Madame la présidente du Parlement européen, reprogrammez la conférence de Maboula Soumahoro sur l’antiracisme !

Dans une lettre ouverte à Roberta Metsola, plusieurs centaines d’intellectuels et de personnalités, dont Virginie Despentes, Rokhaya Diallo, Aïssa Maïga et Eric Fassin dénoncent le report, sous la pression de Marion Maréchal et d’élus d’extrême droite, d’une intervention de la chercheuse Maboula Soumahoro.
Maboula Soumahoro, maîtresse de conférences à l’université de Tours, lors du «Libé des historiens», à Paris, le 9 octobre 2024. (Albert Facelly/Libération)
par Audrey Célestine, historienne et politiste, Myriam Cottias, historienne, Rokhaya Diallo, autrice et réalisatrice, Tara Dickman, enseignante et formatrice, Alice Diop, cinéaste, Penda Diouf, autrice et metteuse en scène, Eva Doumbia, autrice, metteuse en scène, Nadia Yala Kisukidi, philosophe et écrivaine, Grace Ly, autrice et Mame-Fatou Niang, maîtresse de conférences
publié le 26 novembre 2024 à 9h07

Madame la présidente du Parlement européen,

C’est avec consternation et effroi que nous avons appris le report d’une table ronde organisée par la direction générale du personnel du Parlement européen consacrée à la lutte contre le racisme, à laquelle était invitée l’universitaire française Maboula Soumahoro. Dans un contexte mondial de progression des idées de haine et du rejet de l’autre, cette table ronde proposée au personnel du Parlement européen incarnait une démarche de dialogue et de compréhension mutuelle. Or, sous la pression de groupes d’extrême droite siégeant au Parlement européen, cette rencontre a été différée et risque d’être annulée. L’extrême droite disposerait-elle désormais d’un droit de censure au sein du Parlement européen empêchant la tenue de discussions libres et ouvertes à tous ses membres ?

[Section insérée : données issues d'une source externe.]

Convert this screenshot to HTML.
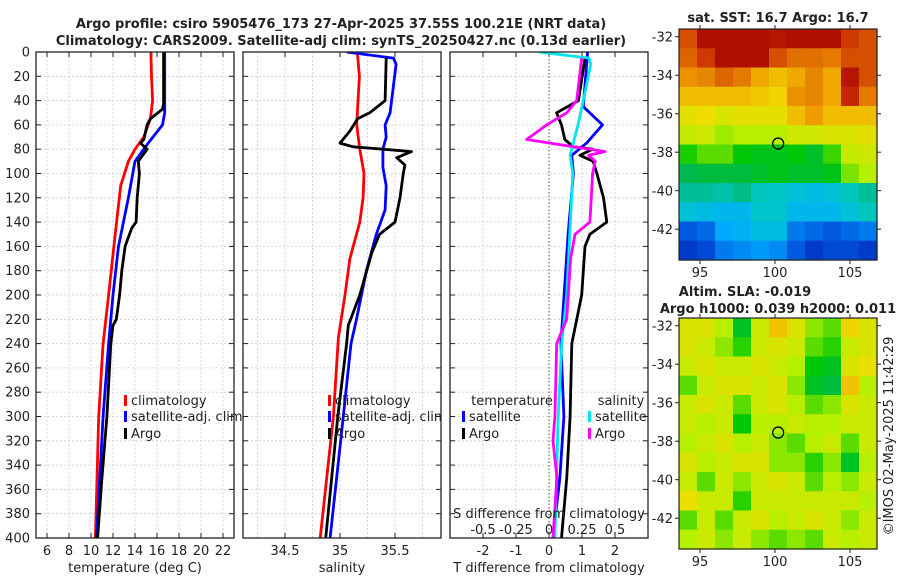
<!DOCTYPE html>
<html><head><meta charset="utf-8">
<style>
html,body{margin:0;padding:0;background:#fff;}
svg{display:block;font-family:"DejaVu Sans","Liberation Sans",sans-serif;}
</style></head>
<body>
<svg id="chart" width="900" height="580" viewBox="0 0 900 580" xmlns="http://www.w3.org/2000/svg">
<g id="root"></g>
</svg>
<script>
// ---------- data ----------
const depthTicks = [0,20,40,60,80,100,120,140,160,180,200,220,240,260,280,300,320,340,360,380,400];
const tempTicks = [6,8,10,12,14,16,18,20,22];
const salTicks = [34.5,35,35.5];
const tdiffTicks = [-2,-1,0,1,2];
const sdiffTicks = [-0.5,-0.25,0,0.25,0.5];
const sdiffTickLabels = ['-0.5','-0.25','0','0.25','0.5'];

const climTDepth = [0,20,40,55,70,80,90,110,150,200,240,300,400];
const climT      = [15.45,15.5,15.6,15.4,14.8,14.0,13.4,12.7,12.2,11.6,11.1,10.7,10.4];
const satTDepth  = [0,50,60,75,90,120,160,200,240,300,400];
const satT       = [16.7,16.7,16.5,15.2,14.0,13.4,12.5,12.0,11.6,11.1,10.5];
const argoTDepth = [0,42,47,55,60,72,75,80,85,90,100,120,140,145,160,180,200,220,225,240,300,350,400];
const argoT      = [16.6,16.6,16.5,15.4,15.1,14.8,14.5,15.1,14.7,14.3,14.4,14.2,14.1,13.7,13.1,12.8,12.6,12.3,12.0,11.8,11.45,11.0,10.6];

const climSDepth = [0,20,60,80,100,120,140,170,200,235,300,400];
const climS      = [35.157,35.176,35.152,35.18,35.218,35.21,35.18,35.09,35.045,34.985,34.94,34.82];
const satSDepth  = [0,5,10,50,60,70,80,95,110,130,150,180,220,240,300,400];
const satS       = [35.06,35.485,35.51,35.455,35.41,35.42,35.39,35.39,35.42,35.41,35.33,35.24,35.15,35.1,35.03,34.91];
const argoSDepth = [5,40,50,55,65,75,78,80,82,87,93,100,120,140,150,165,200,225,240,300,400];
const argoS      = [35.42,35.41,35.27,35.16,35.09,35.0,35.12,35.39,35.65,35.515,35.59,35.575,35.545,35.5,35.36,35.29,35.18,35.075,35.06,34.98,34.87];

const satTdDepth = [0,45,60,75,85,100,150,240,300,350,400];
const satTd      = [1.17,1.04,1.62,1.14,0.69,0.74,0.58,0.36,0.45,0.33,0.12];
const argoTdDepth= [5,40,50,60,72,78,80,85,90,100,120,140,150,160,200,240,300,350,400];
const argoTd     = [1.09,0.89,0.23,0.38,0.48,0.74,1.32,0.94,1.34,1.45,1.65,1.75,1.24,1.09,0.99,0.69,0.64,0.54,0.38];
const satSdDepth = [0,5,10,40,60,85,100,200,240,300,400];
const satSd      = [-0.076,0.303,0.316,0.26,0.22,0.16,0.18,0.134,0.096,0.07,0.045];
const argoSdDepth= [5,40,50,60,72,82,85,90,100,140,150,170,220,240,300,320,350,400];
const argoSd     = [0.248,0.21,0.134,-0.018,-0.169,0.424,0.30,0.35,0.33,0.31,0.197,0.164,0.134,0.058,0.045,0.03,0.06,0.03];

const lonTicks = [95,100,105];
const latTicks = [-32,-34,-36,-38,-40,-42];
const argoLon = 100.21, argoLat = -37.55;
const sstGrid = [
[18.6,19.3,19.3,19.3,19.3,19.2,19.3,19.3,19.3,18.8,18.6],
[18.4,18.8,19.3,19.3,19.3,18.6,18.3,18.3,18.2,18.6,18.6],
[18.0,18.1,18.4,18.2,17.8,17.6,17.8,18.1,17.8,19.2,18.6],
[17.6,17.6,17.6,17.6,17.5,17.4,18.0,18.1,17.8,19.0,18.2],
[17.2,17.3,17.1,17.2,17.2,17.2,17.6,17.9,17.6,17.6,17.6],
[16.9,17.0,16.7,16.8,16.8,16.8,17.0,17.0,17.1,17.1,17.2],
[16.3,16.5,16.5,16.2,16.1,16.1,16.2,16.0,16.4,16.9,17.0],
[15.8,15.9,15.9,15.9,16.0,16.1,16.0,16.0,16.1,16.6,16.8],
[15.4,15.4,15.3,15.5,15.2,15.1,15.0,14.9,15.0,15.2,15.4],
[15.0,14.9,14.8,14.8,15.1,15.1,14.8,14.8,14.8,15.0,15.2],
[14.1,14.2,14.6,14.7,14.9,14.9,14.3,14.2,14.1,14.2,14.3],
[13.9,14.0,14.3,14.4,14.5,14.4,14.1,13.9,14.0,14.0,13.9]];
const slaGrid = [
[.05,.05,.03,-.02,.04,.08,.05,.02,.01,.07,.05],
[.05,.04,.02,.00,.04,.05,.04,.01,.00,.04,.05],
[.04,.05,.04,.04,.05,.04,.03,-.01,-.02,.05,.06],
[.01,.04,.05,.05,.04,.05,.02,-.02,-.03,.08,.03],
[.04,.05,.04,.01,.04,.05,.03,.01,.02,.05,.04],
[.04,.03,.04,-.01,.03,.03,.04,.03,.03,.04,.04],
[.03,.04,.05,.03,.04,.02,.01,.03,.04,.01,.04],
[.05,.03,.04,.05,.05,.02,.02,.00,.02,-.02,.03],
[.04,.01,.04,.02,.04,.05,.04,.01,.03,.02,.04],
[.06,.04,.04,.00,.04,.04,.04,.04,.04,.04,.03],
[.01,.04,.01,.04,.05,.03,.04,.05,.04,.02,.04],
[.03,.04,.02,.04,.02,.01,.02,.01,.04,.03,.04]];

// ---------- helpers ----------
const NS='http://www.w3.org/2000/svg';
const root=document.getElementById('root');
function mk(tag,attrs,parent){const e=document.createElementNS(NS,tag);for(const k in attrs)e.setAttribute(k,attrs[k]);(parent||root).appendChild(e);return e;}
function txt(s,x,y,size,anchor,weight,parent){const t=mk('text',{x:x,y:y,'font-size':size,'text-anchor':anchor||'middle','font-weight':weight||'normal',fill:'#222'},parent);t.textContent=s;return t;}

const PT=52, PB=538;
const yD = d => PT + d*(PB-PT)/400;
const P1={x0:36,x1:234,v0:5,v1:23};
const P2={x0:243,x1:441,v0:34.11818,v1:35.91818};
const P3={x0:450,x1:648,v0:-3,v1:3};
const P3s={x0:450,x1:648,v0:-0.75,v1:0.75};
const xScale=(P,v)=>P.x0+(v-P.v0)*(P.x1-P.x0)/(P.v1-P.v0);

function panel(P,name,gridVals,labelVals,labels,xlabel){
  const g=mk('g',{});
  
  
  depthTicks.forEach(d=>{ if(d>0&&d<400) mk('line',{x1:P.x0,x2:P.x1,y1:yD(d),y2:yD(d),stroke:'#c8cce0','stroke-width':0.8,'stroke-dasharray':'2,2'},g);});
  gridVals.forEach(v=>{const x=xScale(P,v); mk('line',{x1:x,x2:x,y1:PT,y2:PB,stroke:'#c8cce0','stroke-width':0.8,'stroke-dasharray':'2,2'},g);});
  depthTicks.forEach(d=>{mk('line',{x1:P.x0,x2:P.x0+5,y1:yD(d),y2:yD(d),stroke:'#222'},g);mk('line',{x1:P.x1,x2:P.x1-5,y1:yD(d),y2:yD(d),stroke:'#222'},g);});
  labelVals.forEach((v,i)=>{const x=xScale(P,v);mk('line',{x1:x,x2:x,y1:PB,y2:PB-5,stroke:'#222'},g);mk('line',{x1:x,x2:x,y1:PT,y2:PT+5,stroke:'#222'},g);
    const t=txt(labels[i],x,555,13,'middle','normal',g); });
  const xl=txt(xlabel,(P.x0+P.x1)/2,572,13,'middle','normal',g);
  
  return g;
}
function frame(P,g){mk('rect',{x:P.x0,y:PT,width:P.x1-P.x0,height:PB-PT,fill:'none',stroke:'#222','stroke-width':1.3},g);}
function line(P,vals,depths,color,name,g,w){
  const pts=vals.map((v,i)=>xScale(P,v).toFixed(1)+','+yD(depths[i]).toFixed(1)).join(' ');
  const pl=mk('polyline',{points:pts,fill:'none',stroke:color,'stroke-width':w||2.8,'stroke-linejoin':'round'},g);
  
  
}
function legendEntry(x,y,color,label,g,name){
  const e=mk('g',{},g);
  
  
  mk('rect',{x:x,y:y-10,width:3,height:11,fill:color},e);
  txt(label,x+7,y,13,'start','normal',e);
}

const defs=mk('defs',{});
[[P1,'c1'],[P2,'c2'],[P3,'c3']].forEach(([P,id])=>{const c=mk('clipPath',{id:id},defs);mk('rect',{x:P.x0,y:PT,width:P.x1-P.x0,height:PB-PT},c);});

depthTicks.forEach(d=>{const t=txt(String(d),30,yD(d)+4.5,13,'end');});

// panel 1
const g1=panel(P1,'temperature-panel',[6,8,10,12,14,16,18,20,22],tempTicks,tempTicks.map(String),'temperature (deg C)');
const l1=mk('g',{'clip-path':'url(#c1)'},g1);
line(P1,climT,climTDepth,'#ff0000','climatology-temp-line',l1);
line(P1,satT,satTDepth,'#0000ff','satellite-temp-line',l1);
line(P1,argoT,argoTDepth,'#000000','argo-temp-line',l1);
legendEntry(124,405,'#ff0000','climatology',g1,'legend-climatology');
legendEntry(124,421,'#0000ff','satellite-adj. clim',g1,'legend-satellite-adj');
legendEntry(124,438,'#000000','Argo',g1,'legend-argo');
frame(P1,g1);

// panel 2
const g2=panel(P2,'salinity-panel',[34.25,34.5,34.75,35,35.25,35.5,35.75],salTicks,salTicks.map(String),'salinity');
const l2=mk('g',{'clip-path':'url(#c2)'},g2);
line(P2,climS,climSDepth,'#ff0000','climatology-salinity-line',l2);
line(P2,satS,satSDepth,'#0000ff','satellite-salinity-line',l2);
line(P2,argoS,argoSDepth,'#000000','argo-salinity-line',l2);
const lg2=mk('g',{'clip-path':'url(#c2)'},g2);
legendEntry(328,405,'#ff0000','climatology',lg2,'legend-climatology-2');
legendEntry(328,421,'#0000ff','satellite-adj. clim',lg2,'legend-satellite-adj-2');
legendEntry(328,438,'#000000','Argo',lg2,'legend-argo-2');
frame(P2,g2);

// panel 3
const g3=panel(P3,'difference-panel',[-2,-1,1,2],tdiffTicks,tdiffTicks.map(String),'T difference from climatology');
mk('line',{x1:xScale(P3,0),x2:xScale(P3,0),y1:PT,y2:PB,stroke:'#3a5a2a','stroke-width':1,'stroke-dasharray':'1.5,2'},g3);
const l3=mk('g',{'clip-path':'url(#c3)'},g3);
line(P3,satTd,satTdDepth,'#0000ff','satellite-tdiff-line',l3);
line(P3,argoTd,argoTdDepth,'#000000','argo-tdiff-line',l3);
line(P3s,satSd,satSdDepth,'#00e5ee','satellite-sdiff-line',l3);
line(P3s,argoSd,argoSdDepth,'#ff00ff','argo-sdiff-line',l3);
txt('temperature',512,405,13,'middle','normal',g3);
txt('salinity',621,405,13,'middle','normal',g3);
legendEntry(462,421,'#0000ff','satellite',g3,'legend-tdiff-satellite');
legendEntry(462,438,'#000000','Argo',g3,'legend-tdiff-argo');
legendEntry(588,421,'#00e5ee','satellite',g3,'legend-sdiff-satellite');
legendEntry(588,438,'#ff00ff','Argo',g3,'legend-sdiff-argo');
const st=txt('S difference from climatology',549,518,13,'middle','normal',g3);

sdiffTicks.forEach((v,i)=>{const t=txt(sdiffTickLabels[i],xScale(P3s,v),534,13,'middle','normal',g3);});
frame(P3,g3);

const t1=txt('Argo profile: csiro 5905476_173 27-Apr-2025 37.55S 100.21E (NRT data)',341,28,13,'middle','bold');

const t2=txt('Climatology: CARS2009. Satellite-adj clim: synTS_20250427.nc (0.13d earlier)',341,45,13,'middle','bold');


// ---------- maps ----------
const CMAP=[[0,0,140],[0,80,220],[0,170,255],[0,200,200],[0,180,100],[0,200,0],[180,240,0],[240,220,0],[240,160,0],[220,100,0],[200,40,0],[160,0,0]];
function cmap(t){t=Math.max(0,Math.min(1,t));const f=t*(CMAP.length-1);const i=Math.min(CMAP.length-2,Math.floor(f));const a=f-i;
  const c=CMAP[i].map((v,k)=>Math.round(v+(CMAP[i+1][k]-v)*a));return 'rgb('+c.join(',')+')';}
function mapPanel(name,y0,grid,vmin,vmax){
  const M={x0:679,x1:877,y0:y0,y1:y0+231,lon0:93.6,lon1:106.8,lat0:-31.6,lat1:-43.6};
  const mx=lon=>M.x0+(lon-M.lon0)*(M.x1-M.x0)/(M.lon1-M.lon0);
  const my=lat=>M.y0+(lat-M.lat0)*(M.y1-M.y0)/(M.lat1-M.lat0);
  const g=mk('g',{});
  
  
  const rows=grid.length, cols=grid[0].length;
  const cw=(M.x1-M.x0)/cols, ch=(M.y1-M.y0)/rows;
  grid.forEach((row,r)=>row.forEach((v,c)=>{
    const cell=mk('rect',{x:(M.x0+c*cw).toFixed(2),y:(M.y0+r*ch).toFixed(2),width:(cw+0.6).toFixed(2),height:(ch+0.6).toFixed(2),fill:cmap((v-vmin)/(vmax-vmin))},g);
    
  }));
  mk('rect',{x:M.x0,y:M.y0,width:M.x1-M.x0,height:M.y1-M.y0,fill:'none',stroke:'#222','stroke-width':1.2},g);
  lonTicks.forEach(l=>{const x=mx(l);mk('line',{x1:x,x2:x,y1:M.y1,y2:M.y1+4,stroke:'#222'},g);mk('line',{x1:x,x2:x,y1:M.y0,y2:M.y0-4,stroke:'#222'},g);
    const t=txt(String(l),x,M.y1+17,13,'middle','normal',g);});
  latTicks.forEach(l=>{const y=my(l);mk('line',{x1:M.x0,x2:M.x0-4,y1:y,y2:y,stroke:'#222'},g);mk('line',{x1:M.x1,x2:M.x1+4,y1:y,y2:y,stroke:'#222'},g);
    const t=txt(String(l),673,y+5,13,'end','normal',g);});
  const m=mk('circle',{cx:mx(argoLon),cy:my(argoLat),r:5.5,fill:'none',stroke:'#000','stroke-width':1.3},g);
  
  return g;
}
mapPanel('sst-map',29,sstGrid,13.5,19.5);
mapPanel('sla-map',318,slaGrid,-0.19,0.21);
const mt1=txt('sat. SST: 16.7 Argo: 16.7',778,22,13,'middle','bold');
const mt2=txt('Altim. SLA: -0.019',745,296,13,'middle','bold');
const mt3=txt('Argo h1000: 0.039 h2000: 0.011',778,313,13,'middle','bold');
const cr=txt('©IMOS 02-May-2025 11:42:29',0,0,13,'middle','normal');
cr.setAttribute('transform','translate(893,436) rotate(-90)');

</script>
</body></html>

On pourrait le croire, et s’en émouvoir légitimement. En moins de vingt-quatre heures, ces groupes ont obtenu gain de cause sous le prétexte d’être dorénavant – et ce, à rebours de leur histoire – les garants de la lutte antiraciste, de la promotion de l’égalité et de l’inclusion au travail au sein du Parlement européen. Or, nous ne ferons à personne l’affront de rappeler que ces partis d’extrême droite sont les héritiers de ce qui s’est fait de pire en termes de racisme sur le continent européen et qu’ils alimentent, aujourd’hui encore, des idéologies identitaires périlleuses. Plus qu’une inversion accusatoire, il s’agit d’un piétinement des valeurs sur lesquelles se sont reconstruites les nations d’Europe après la Seconde Guerre mondiale.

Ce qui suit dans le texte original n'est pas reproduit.